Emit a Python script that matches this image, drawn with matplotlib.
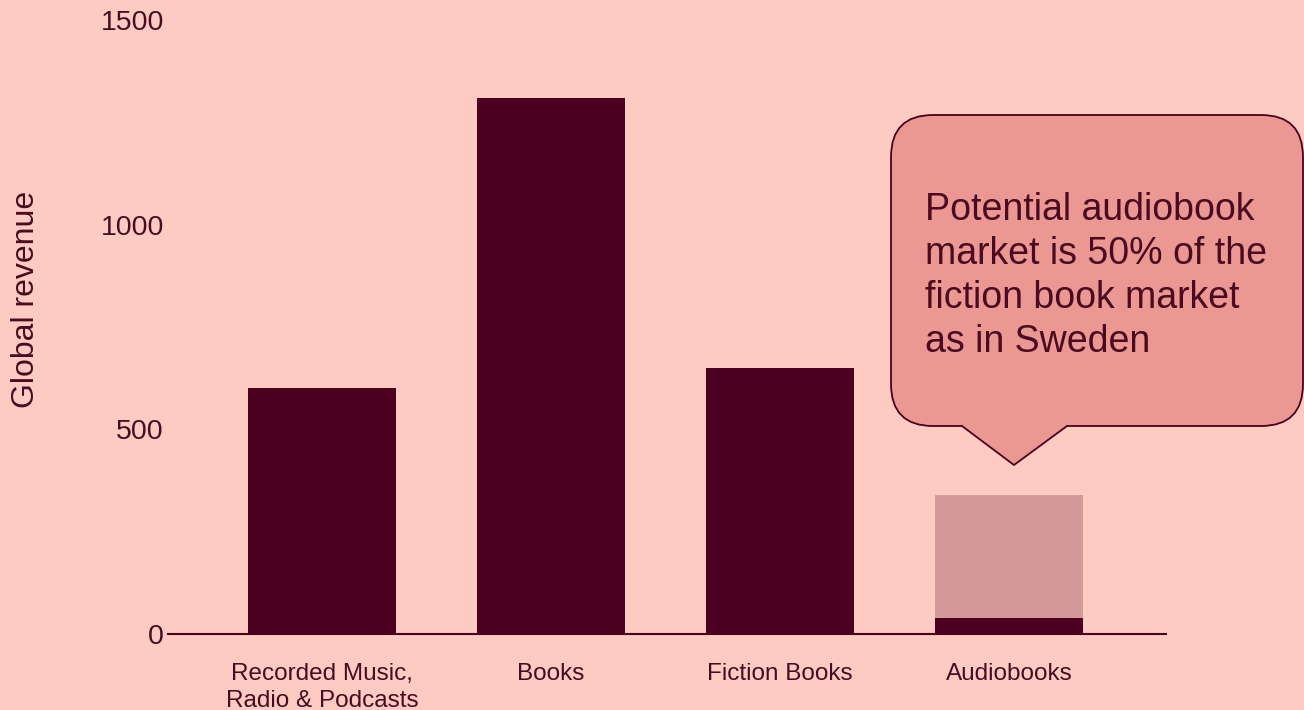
import matplotlib; matplotlib.use('Agg')

import matplotlib.pyplot as plt
import matplotlib.transforms as mtransforms
from matplotlib.patches import FancyBboxPatch, Polygon
from matplotlib.lines import Line2D

plt.rcParams['font.family'] = ['Liberation Sans', 'DejaVu Sans']

categories = ["Recorded Music,\nRadio & Podcasts", "Books", "Fiction Books", "Audiobooks"]
revenue = [600, 1310, 650, 40]
potential_audiobooks = 340  # total height of the potential audiobook market
callout_text = "Potential audiobook\nmarket is 50% of the\nfiction book market\nas in Sweden"

bg = "#FDCBC1"
dark = "#4A001E"
text_col = "#4A0A22"
pot_col = "#D39A99"
bubble_col = "#EB9893"

W, H = 1304, 710
fig = plt.figure(figsize=(W / 100, H / 100), dpi=100, facecolor=bg)
ax = fig.add_axes([168 / W, 1 - 634 / H, (1166 - 168) / W, (634 - 20) / H])
ax.set_facecolor(bg)

x = range(len(categories))
ax.bar(3, potential_audiobooks, width=0.646, color=pot_col, zorder=2)
ax.bar(x, revenue, width=0.646, color=dark, zorder=3)

ax.set_xlim(-0.672, 3.686)
ax.set_ylim(0, 1500)
ax.set_yticks([0, 500, 1000, 1500])
ax.set_xticks(list(x))
ax.set_xticklabels(categories, fontsize=17.5, color=text_col, linespacing=1.3)
ax.tick_params(axis='both', length=0, colors=text_col)
ax.tick_params(axis='x', pad=21)
ax.tick_params(axis='y', pad=3, labelsize=20.5)
for s in ['top', 'right', 'left']:
    ax.spines[s].set_visible(False)
ax.spines['bottom'].set_color(dark)
ax.spines['bottom'].set_linewidth(1.5)
ax.set_ylabel("Global revenue", fontsize=23, color=text_col)
ax.yaxis.set_label_coords(-0.127, 0.545)

# speech bubble, laid out in pixel units measured from the top-left corner
px = mtransforms.Affine2D().scale(1 / W, -1 / H).translate(0, 1) + fig.transFigure
box = FancyBboxPatch((891, 115), 1303 - 891, 426 - 115,
                     boxstyle="round,pad=0,rounding_size=42",
                     facecolor=bubble_col, edgecolor=dark, linewidth=1.3,
                     transform=px, clip_on=False, zorder=5)
fig.add_artist(box)
tail = Polygon([(962, 418), (962, 426), (1014, 465), (1067, 426), (1067, 418)],
               closed=True, facecolor=bubble_col, edgecolor='none',
               transform=px, clip_on=False, zorder=6)
fig.add_artist(tail)
fig.add_artist(Line2D([962, 1014, 1067], [426, 465, 426], color=dark, lw=1.3,
                      transform=px, zorder=7))
fig.text(925 / W, 1 - 192 / H, callout_text, fontsize=27, color=text_col,
         va='top', ha='left', linespacing=1.28, zorder=8)

fig.savefig('out.png', dpi=100, facecolor=bg)
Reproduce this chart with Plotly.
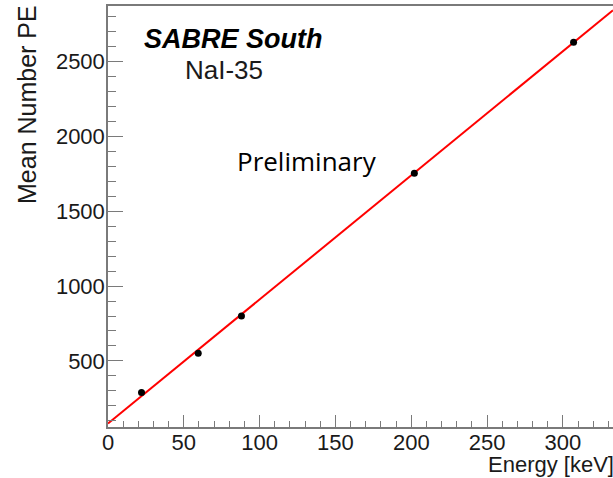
import plotly.graph_objects as go

# Data
energy_kev = [22.1, 59.5, 88.0, 202.0, 307.0]
mean_pe = [288, 551, 800, 1755, 2630]

# Linear fit parameters
fit_intercept = 81.0
fit_slope = 8.30

x_range = [0, 333]
y_range = [58, 2873]

fit_x = [x_range[0], x_range[1]]
fit_y = [fit_intercept + fit_slope * v for v in fit_x]

FONT = "Liberation Sans, Arial, Helvetica, sans-serif"
AX = "#7a7a7a"
TXT = "#1a1a1a"

fig = go.Figure()
fig.add_trace(go.Scatter(x=fit_x, y=fit_y, mode="lines",
                         line=dict(color="#ff0000", width=2), hoverinfo="skip",
                         showlegend=False))
fig.add_trace(go.Scatter(x=energy_kev, y=mean_pe, mode="markers",
                         marker=dict(color="black", size=7), showlegend=False))

fig.update_layout(
    width=613, height=478,
    margin=dict(l=108, r=0, t=6, b=51),
    paper_bgcolor="white", plot_bgcolor="white",
    font=dict(family=FONT, color=TXT),
    xaxis=dict(range=x_range, showgrid=False, zeroline=False,
               showline=True, linecolor=AX, linewidth=1.5, mirror=True,
               ticks="inside", ticklen=12, tickcolor=AX, tickwidth=1.2,
               ticklabelstandoff=-5,
               tick0=0, dtick=50, tickfont=dict(size=22, family=FONT, color=TXT),
               minor=dict(ticks="inside", ticklen=6, dtick=10, tickcolor=AX, tickwidth=1.2)),
    yaxis=dict(range=y_range, showgrid=False, zeroline=False,
               showline=True, linecolor=AX, linewidth=1.5,
               ticks="inside", ticklen=15, tickcolor=AX, tickwidth=1.2,
               ticklabelstandoff=-3,
               tick0=0, dtick=500, tickfont=dict(size=22, family=FONT, color=TXT),
               minor=dict(ticks="inside", ticklen=8, dtick=100, tickcolor=AX, tickwidth=1.2)),
)

anns = [
    dict(text="<b><i>SABRE South</i></b>", x=0.067, y=0.922, xanchor="left", yanchor="middle",
         font=dict(size=27, family=FONT, color="black")),
    dict(text="NaI-35", x=0.148, y=0.848, xanchor="left", yanchor="middle",
         font=dict(size=26, family=FONT, color=TXT)),
    dict(text="Preliminary", x=0.251, y=0.632, xanchor="left", yanchor="middle",
         font=dict(size=26, family="Open Sans, Noto Sans, sans-serif", color="black")),
    dict(text="Energy [keV]", x=1.0, y=-0.089, xanchor="right", yanchor="middle", xshift=2,
         borderpad=0, font=dict(size=22, family=FONT, color=TXT)),
    dict(text="Mean Number PE", x=-0.1603, y=0.765, xanchor="center", yanchor="middle",
         textangle=-90, font=dict(size=25, family=FONT, color=TXT)),
]
for a in anns:
    a.update(xref="paper", yref="paper", showarrow=False)
    fig.add_annotation(**a)

fig.write_html("out.html")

· · · · · · ·

▶ WRITTEN PROBLEM
Return the material line for line, from its beginning to the line that contains "plt.rcParams['font.family'] = ['Liberation", with the pictures left out.

▶ ANSWER IN FULL
Emit a Python script that matches this image, drawn with matplotlib.
import matplotlib; matplotlib.use('Agg')

import matplotlib.pyplot as plt
import matplotlib.transforms as mtransforms
from matplotlib.patches import FancyBboxPatch, Polygon
from matplotlib.lines import Line2D

plt.rcParams['font.family'] = ['Liberation Sans', 'DejaVu Sans']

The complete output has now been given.